Exercise
Omit any picture, and return the remaining data exactly as written.
════
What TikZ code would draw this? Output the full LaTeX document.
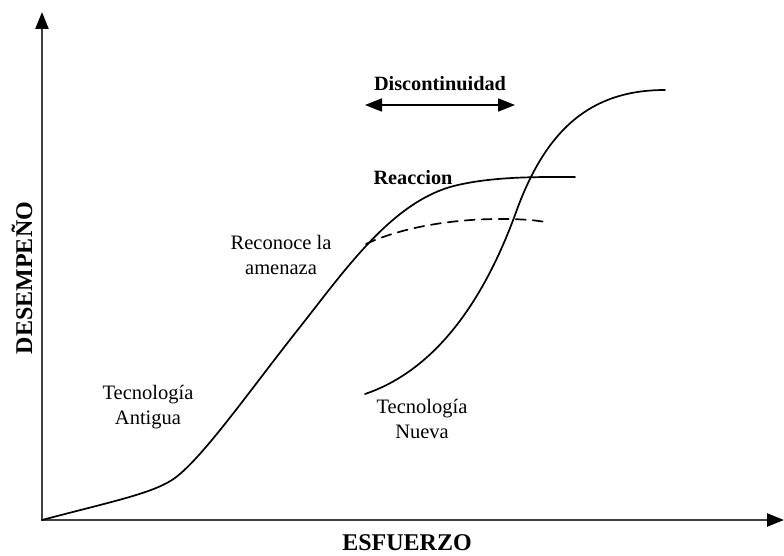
\documentclass[tikz,border=0pt]{standalone}
\usepackage{fontspec}
\setmainfont{Liberation Serif}
\usetikzlibrary{arrows.meta}
\tikzset{
  etiqueta/.style={align=center,font=\fontsize{20.5}{24.5}\selectfont},
  titulo/.style={font=\fontsize{20.3}{24}\selectfont\bfseries},
  ejetitulo/.style={font=\fontsize{24}{26}\selectfont\bfseries},
  eje/.style={line width=2.4pt,draw=black!75,-{Triangle[length=17pt,width=13pt,color=black]}},
  curva/.style={line width=1.7pt}
}
\begin{document}
\begin{tikzpicture}[x=1pt,y=-1pt, line join=round, line cap=round]
\useasboundingbox(0,0)rectangle(784,556);
% ejes
\coordinate(O)at(42,520);
\coordinate(ytip)at(42,12);
\coordinate(xtip)at(784,520);
\draw[eje](O)--(ytip);
\draw[eje](O)--(xtip);
\node[ejetitulo](esf)at(407,543){ESFUERZO};
\node[ejetitulo,rotate=90](des)at(22,278){DESEMPEÑO};
% curvas
\draw[curva](O)..controls(110,502)and(150,494)..(172,480)
  ..controls(200,462)and(250,390)..(300,327)
  ..controls(345,270)and(390,205)..(450,187)
  ..controls(490,176)and(540,177)..(575,177);
\draw[curva,dash pattern=on 10pt off 7pt](366,244)..controls(400,228)and(450,219)..(500,219)
  ..controls(520,219)and(535,220)..(545,222);
\draw[curva](365,394)..controls(430,372)and(480,310)..(515,215)
  ..controls(545,130)and(590,90)..(665,90);
% textos
\node[etiqueta](ant)at(148,407){Tecnología\\Antigua};
\node[etiqueta](rec)at(281,255){Reconoce la\\amenaza};
\node[etiqueta](nue)at(422,419){Tecnología\\Nueva};
\node[titulo](rea)at(413,178){Reaccion};
\node[titulo](dis)at(440,84){Discontinuidad};
\coordinate(dl)at(365,105);
\coordinate(dr)at(515,105);
\draw[line width=1.8pt,{Triangle[length=17pt,width=13pt]}-{Triangle[length=17pt,width=13pt]}](dl)--(dr);
\end{tikzpicture}
\end{document}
════
Final answer
What TikZ code would draw this? Output the full LaTeX document.
\documentclass[tikz,border=0pt]{standalone}
\usepackage{fontspec}
\setmainfont{Liberation Serif}
\usetikzlibrary{arrows.meta}
\tikzset{
  etiqueta/.style={align=center,font=\fontsize{20.5}{24.5}\selectfont},
  titulo/.style={font=\fontsize{20.3}{24}\selectfont\bfseries},
  ejetitulo/.style={font=\fontsize{24}{26}\selectfont\bfseries},
  eje/.style={line width=2.4pt,draw=black!75,-{Triangle[length=17pt,width=13pt,color=black]}},
  curva/.style={line width=1.7pt}
}
\begin{document}
\begin{tikzpicture}[x=1pt,y=-1pt, line join=round, line cap=round]
\useasboundingbox(0,0)rectangle(784,556);
% ejes
\coordinate(O)at(42,520);
\coordinate(ytip)at(42,12);
\coordinate(xtip)at(784,520);
\draw[eje](O)--(ytip);
\draw[eje](O)--(xtip);
\node[ejetitulo](esf)at(407,543){ESFUERZO};
\node[ejetitulo,rotate=90](des)at(22,278){DESEMPEÑO};
% curvas
\draw[curva](O)..controls(110,502)and(150,494)..(172,480)
  ..controls(200,462)and(250,390)..(300,327)
  ..controls(345,270)and(390,205)..(450,187)
  ..controls(490,176)and(540,177)..(575,177);
\draw[curva,dash pattern=on 10pt off 7pt](366,244)..controls(400,228)and(450,219)..(500,219)
  ..controls(520,219)and(535,220)..(545,222);
\draw[curva](365,394)..controls(430,372)and(480,310)..(515,215)
  ..controls(545,130)and(590,90)..(665,90);
% textos
\node[etiqueta](ant)at(148,407){Tecnología\\Antigua};
\node[etiqueta](rec)at(281,255){Reconoce la\\amenaza};
\node[etiqueta](nue)at(422,419){Tecnología\\Nueva};
\node[titulo](rea)at(413,178){Reaccion};
\node[titulo](dis)at(440,84){Discontinuidad};
\coordinate(dl)at(365,105);
\coordinate(dr)at(515,105);
\draw[line width=1.8pt,{Triangle[length=17pt,width=13pt]}-{Triangle[length=17pt,width=13pt]}](dl)--(dr);
\end{tikzpicture}
\end{document}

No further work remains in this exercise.